__Aim of the exercise__
Output the full listing below exactly as it reads, and skip anything that is a picture.
** start **
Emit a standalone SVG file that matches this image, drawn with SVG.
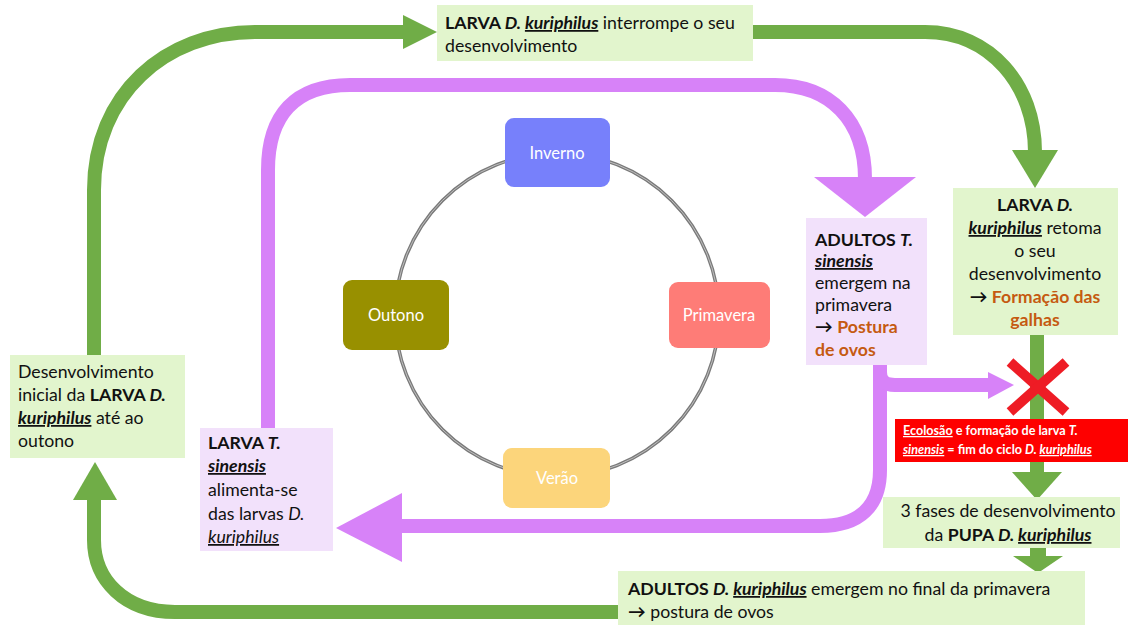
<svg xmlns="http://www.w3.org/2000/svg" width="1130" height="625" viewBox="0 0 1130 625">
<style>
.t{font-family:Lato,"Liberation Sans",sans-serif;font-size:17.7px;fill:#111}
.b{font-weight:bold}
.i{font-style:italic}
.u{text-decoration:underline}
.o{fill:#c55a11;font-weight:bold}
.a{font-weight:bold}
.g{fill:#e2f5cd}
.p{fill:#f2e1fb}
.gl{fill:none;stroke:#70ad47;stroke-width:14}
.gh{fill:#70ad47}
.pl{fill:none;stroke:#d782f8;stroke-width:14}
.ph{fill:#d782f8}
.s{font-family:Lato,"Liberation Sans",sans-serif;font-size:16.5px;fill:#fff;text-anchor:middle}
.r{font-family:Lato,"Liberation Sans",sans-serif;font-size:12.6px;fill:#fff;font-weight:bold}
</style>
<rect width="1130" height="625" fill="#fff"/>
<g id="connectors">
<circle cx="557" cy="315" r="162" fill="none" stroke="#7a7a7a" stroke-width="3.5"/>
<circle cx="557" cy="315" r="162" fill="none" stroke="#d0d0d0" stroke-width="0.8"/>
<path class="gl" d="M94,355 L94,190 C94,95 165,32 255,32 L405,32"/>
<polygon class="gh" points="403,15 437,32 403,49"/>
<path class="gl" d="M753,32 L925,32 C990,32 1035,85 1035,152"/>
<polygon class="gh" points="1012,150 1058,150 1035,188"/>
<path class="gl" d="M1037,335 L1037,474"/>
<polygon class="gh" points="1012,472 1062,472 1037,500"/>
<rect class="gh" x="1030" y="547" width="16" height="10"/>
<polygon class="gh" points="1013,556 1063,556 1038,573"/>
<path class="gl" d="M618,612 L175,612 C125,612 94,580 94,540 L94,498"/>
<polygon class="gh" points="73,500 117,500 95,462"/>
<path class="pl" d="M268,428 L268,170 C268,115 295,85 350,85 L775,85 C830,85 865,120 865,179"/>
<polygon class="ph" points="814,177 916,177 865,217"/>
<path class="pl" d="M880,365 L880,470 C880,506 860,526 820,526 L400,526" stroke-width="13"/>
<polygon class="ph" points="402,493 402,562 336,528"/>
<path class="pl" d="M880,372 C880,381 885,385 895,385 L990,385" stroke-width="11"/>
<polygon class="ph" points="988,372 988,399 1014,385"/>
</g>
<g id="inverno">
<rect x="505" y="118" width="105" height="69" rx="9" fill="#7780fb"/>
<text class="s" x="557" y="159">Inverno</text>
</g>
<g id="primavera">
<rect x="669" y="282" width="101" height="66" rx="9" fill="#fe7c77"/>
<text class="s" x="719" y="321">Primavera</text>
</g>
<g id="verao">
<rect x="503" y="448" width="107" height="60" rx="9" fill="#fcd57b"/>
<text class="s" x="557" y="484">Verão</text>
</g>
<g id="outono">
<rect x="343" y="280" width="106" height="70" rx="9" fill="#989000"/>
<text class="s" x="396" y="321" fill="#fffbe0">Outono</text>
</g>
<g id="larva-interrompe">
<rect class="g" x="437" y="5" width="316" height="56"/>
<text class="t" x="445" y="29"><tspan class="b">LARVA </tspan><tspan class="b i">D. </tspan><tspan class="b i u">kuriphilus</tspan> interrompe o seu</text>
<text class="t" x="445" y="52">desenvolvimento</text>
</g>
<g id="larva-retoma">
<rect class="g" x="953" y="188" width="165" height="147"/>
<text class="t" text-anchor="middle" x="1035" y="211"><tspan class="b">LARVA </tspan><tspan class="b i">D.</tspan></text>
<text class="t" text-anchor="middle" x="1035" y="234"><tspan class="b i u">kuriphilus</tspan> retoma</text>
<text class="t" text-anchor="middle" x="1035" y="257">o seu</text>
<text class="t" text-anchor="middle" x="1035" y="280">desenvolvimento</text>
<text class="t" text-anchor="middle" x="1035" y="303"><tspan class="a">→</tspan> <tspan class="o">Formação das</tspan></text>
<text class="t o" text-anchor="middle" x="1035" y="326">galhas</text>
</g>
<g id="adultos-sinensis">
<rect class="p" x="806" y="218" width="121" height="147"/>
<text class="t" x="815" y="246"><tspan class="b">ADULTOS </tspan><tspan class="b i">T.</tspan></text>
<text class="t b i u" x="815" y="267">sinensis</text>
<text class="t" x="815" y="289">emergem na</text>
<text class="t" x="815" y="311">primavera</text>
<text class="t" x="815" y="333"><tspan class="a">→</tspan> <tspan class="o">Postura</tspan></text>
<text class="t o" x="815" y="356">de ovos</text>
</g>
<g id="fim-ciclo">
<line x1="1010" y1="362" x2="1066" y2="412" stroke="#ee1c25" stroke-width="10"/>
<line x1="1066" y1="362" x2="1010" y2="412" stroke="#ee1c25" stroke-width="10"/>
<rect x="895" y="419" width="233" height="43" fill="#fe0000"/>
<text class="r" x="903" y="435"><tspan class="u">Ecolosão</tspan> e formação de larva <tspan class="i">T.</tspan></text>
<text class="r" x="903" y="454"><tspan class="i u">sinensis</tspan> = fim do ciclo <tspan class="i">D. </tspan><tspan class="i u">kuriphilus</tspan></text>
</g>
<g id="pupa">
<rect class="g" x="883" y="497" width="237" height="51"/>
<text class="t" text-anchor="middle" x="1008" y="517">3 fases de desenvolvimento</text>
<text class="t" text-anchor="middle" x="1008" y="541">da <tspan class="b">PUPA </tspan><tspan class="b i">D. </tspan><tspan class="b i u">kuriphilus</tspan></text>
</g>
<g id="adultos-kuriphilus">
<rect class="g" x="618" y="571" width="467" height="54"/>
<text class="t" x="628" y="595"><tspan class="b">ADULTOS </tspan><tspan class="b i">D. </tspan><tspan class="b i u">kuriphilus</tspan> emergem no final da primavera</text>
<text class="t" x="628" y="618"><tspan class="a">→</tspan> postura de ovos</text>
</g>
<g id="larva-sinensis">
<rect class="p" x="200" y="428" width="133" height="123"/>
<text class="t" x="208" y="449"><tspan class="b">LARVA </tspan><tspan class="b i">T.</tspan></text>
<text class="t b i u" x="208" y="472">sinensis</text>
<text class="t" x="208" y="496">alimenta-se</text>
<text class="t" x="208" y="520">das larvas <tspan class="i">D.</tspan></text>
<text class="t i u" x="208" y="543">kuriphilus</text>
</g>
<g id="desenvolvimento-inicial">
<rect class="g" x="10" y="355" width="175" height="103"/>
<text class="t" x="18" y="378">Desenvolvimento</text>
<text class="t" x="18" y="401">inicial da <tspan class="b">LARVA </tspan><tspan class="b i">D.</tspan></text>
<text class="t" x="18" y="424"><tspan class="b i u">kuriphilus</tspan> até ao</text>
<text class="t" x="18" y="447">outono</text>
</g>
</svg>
** end **
__Reply__
Emit a standalone SVG file that matches this image, drawn with SVG.
<svg xmlns="http://www.w3.org/2000/svg" width="1130" height="625" viewBox="0 0 1130 625">
<style>
.t{font-family:Lato,"Liberation Sans",sans-serif;font-size:17.7px;fill:#111}
.b{font-weight:bold}
.i{font-style:italic}
.u{text-decoration:underline}
.o{fill:#c55a11;font-weight:bold}
.a{font-weight:bold}
.g{fill:#e2f5cd}
.p{fill:#f2e1fb}
.gl{fill:none;stroke:#70ad47;stroke-width:14}
.gh{fill:#70ad47}
.pl{fill:none;stroke:#d782f8;stroke-width:14}
.ph{fill:#d782f8}
.s{font-family:Lato,"Liberation Sans",sans-serif;font-size:16.5px;fill:#fff;text-anchor:middle}
.r{font-family:Lato,"Liberation Sans",sans-serif;font-size:12.6px;fill:#fff;font-weight:bold}
</style>
<rect width="1130" height="625" fill="#fff"/>
<g id="connectors">
<circle cx="557" cy="315" r="162" fill="none" stroke="#7a7a7a" stroke-width="3.5"/>
<circle cx="557" cy="315" r="162" fill="none" stroke="#d0d0d0" stroke-width="0.8"/>
<path class="gl" d="M94,355 L94,190 C94,95 165,32 255,32 L405,32"/>
<polygon class="gh" points="403,15 437,32 403,49"/>
<path class="gl" d="M753,32 L925,32 C990,32 1035,85 1035,152"/>
<polygon class="gh" points="1012,150 1058,150 1035,188"/>
<path class="gl" d="M1037,335 L1037,474"/>
<polygon class="gh" points="1012,472 1062,472 1037,500"/>
<rect class="gh" x="1030" y="547" width="16" height="10"/>
<polygon class="gh" points="1013,556 1063,556 1038,573"/>
<path class="gl" d="M618,612 L175,612 C125,612 94,580 94,540 L94,498"/>
<polygon class="gh" points="73,500 117,500 95,462"/>
<path class="pl" d="M268,428 L268,170 C268,115 295,85 350,85 L775,85 C830,85 865,120 865,179"/>
<polygon class="ph" points="814,177 916,177 865,217"/>
<path class="pl" d="M880,365 L880,470 C880,506 860,526 820,526 L400,526" stroke-width="13"/>
<polygon class="ph" points="402,493 402,562 336,528"/>
<path class="pl" d="M880,372 C880,381 885,385 895,385 L990,385" stroke-width="11"/>
<polygon class="ph" points="988,372 988,399 1014,385"/>
</g>
<g id="inverno">
<rect x="505" y="118" width="105" height="69" rx="9" fill="#7780fb"/>
<text class="s" x="557" y="159">Inverno</text>
</g>
<g id="primavera">
<rect x="669" y="282" width="101" height="66" rx="9" fill="#fe7c77"/>
<text class="s" x="719" y="321">Primavera</text>
</g>
<g id="verao">
<rect x="503" y="448" width="107" height="60" rx="9" fill="#fcd57b"/>
<text class="s" x="557" y="484">Verão</text>
</g>
<g id="outono">
<rect x="343" y="280" width="106" height="70" rx="9" fill="#989000"/>
<text class="s" x="396" y="321" fill="#fffbe0">Outono</text>
</g>
<g id="larva-interrompe">
<rect class="g" x="437" y="5" width="316" height="56"/>
<text class="t" x="445" y="29"><tspan class="b">LARVA </tspan><tspan class="b i">D. </tspan><tspan class="b i u">kuriphilus</tspan> interrompe o seu</text>
<text class="t" x="445" y="52">desenvolvimento</text>
</g>
<g id="larva-retoma">
<rect class="g" x="953" y="188" width="165" height="147"/>
<text class="t" text-anchor="middle" x="1035" y="211"><tspan class="b">LARVA </tspan><tspan class="b i">D.</tspan></text>
<text class="t" text-anchor="middle" x="1035" y="234"><tspan class="b i u">kuriphilus</tspan> retoma</text>
<text class="t" text-anchor="middle" x="1035" y="257">o seu</text>
<text class="t" text-anchor="middle" x="1035" y="280">desenvolvimento</text>
<text class="t" text-anchor="middle" x="1035" y="303"><tspan class="a">→</tspan> <tspan class="o">Formação das</tspan></text>
<text class="t o" text-anchor="middle" x="1035" y="326">galhas</text>
</g>
<g id="adultos-sinensis">
<rect class="p" x="806" y="218" width="121" height="147"/>
<text class="t" x="815" y="246"><tspan class="b">ADULTOS </tspan><tspan class="b i">T.</tspan></text>
<text class="t b i u" x="815" y="267">sinensis</text>
<text class="t" x="815" y="289">emergem na</text>
<text class="t" x="815" y="311">primavera</text>
<text class="t" x="815" y="333"><tspan class="a">→</tspan> <tspan class="o">Postura</tspan></text>
<text class="t o" x="815" y="356">de ovos</text>
</g>
<g id="fim-ciclo">
<line x1="1010" y1="362" x2="1066" y2="412" stroke="#ee1c25" stroke-width="10"/>
<line x1="1066" y1="362" x2="1010" y2="412" stroke="#ee1c25" stroke-width="10"/>
<rect x="895" y="419" width="233" height="43" fill="#fe0000"/>
<text class="r" x="903" y="435"><tspan class="u">Ecolosão</tspan> e formação de larva <tspan class="i">T.</tspan></text>
<text class="r" x="903" y="454"><tspan class="i u">sinensis</tspan> = fim do ciclo <tspan class="i">D. </tspan><tspan class="i u">kuriphilus</tspan></text>
</g>
<g id="pupa">
<rect class="g" x="883" y="497" width="237" height="51"/>
<text class="t" text-anchor="middle" x="1008" y="517">3 fases de desenvolvimento</text>
<text class="t" text-anchor="middle" x="1008" y="541">da <tspan class="b">PUPA </tspan><tspan class="b i">D. </tspan><tspan class="b i u">kuriphilus</tspan></text>
</g>
<g id="adultos-kuriphilus">
<rect class="g" x="618" y="571" width="467" height="54"/>
<text class="t" x="628" y="595"><tspan class="b">ADULTOS </tspan><tspan class="b i">D. </tspan><tspan class="b i u">kuriphilus</tspan> emergem no final da primavera</text>
<text class="t" x="628" y="618"><tspan class="a">→</tspan> postura de ovos</text>
</g>
<g id="larva-sinensis">
<rect class="p" x="200" y="428" width="133" height="123"/>
<text class="t" x="208" y="449"><tspan class="b">LARVA </tspan><tspan class="b i">T.</tspan></text>
<text class="t b i u" x="208" y="472">sinensis</text>
<text class="t" x="208" y="496">alimenta-se</text>
<text class="t" x="208" y="520">das larvas <tspan class="i">D.</tspan></text>
<text class="t i u" x="208" y="543">kuriphilus</text>
</g>
<g id="desenvolvimento-inicial">
<rect class="g" x="10" y="355" width="175" height="103"/>
<text class="t" x="18" y="378">Desenvolvimento</text>
<text class="t" x="18" y="401">inicial da <tspan class="b">LARVA </tspan><tspan class="b i">D.</tspan></text>
<text class="t" x="18" y="424"><tspan class="b i u">kuriphilus</tspan> até ao</text>
<text class="t" x="18" y="447">outono</text>
</g>
</svg>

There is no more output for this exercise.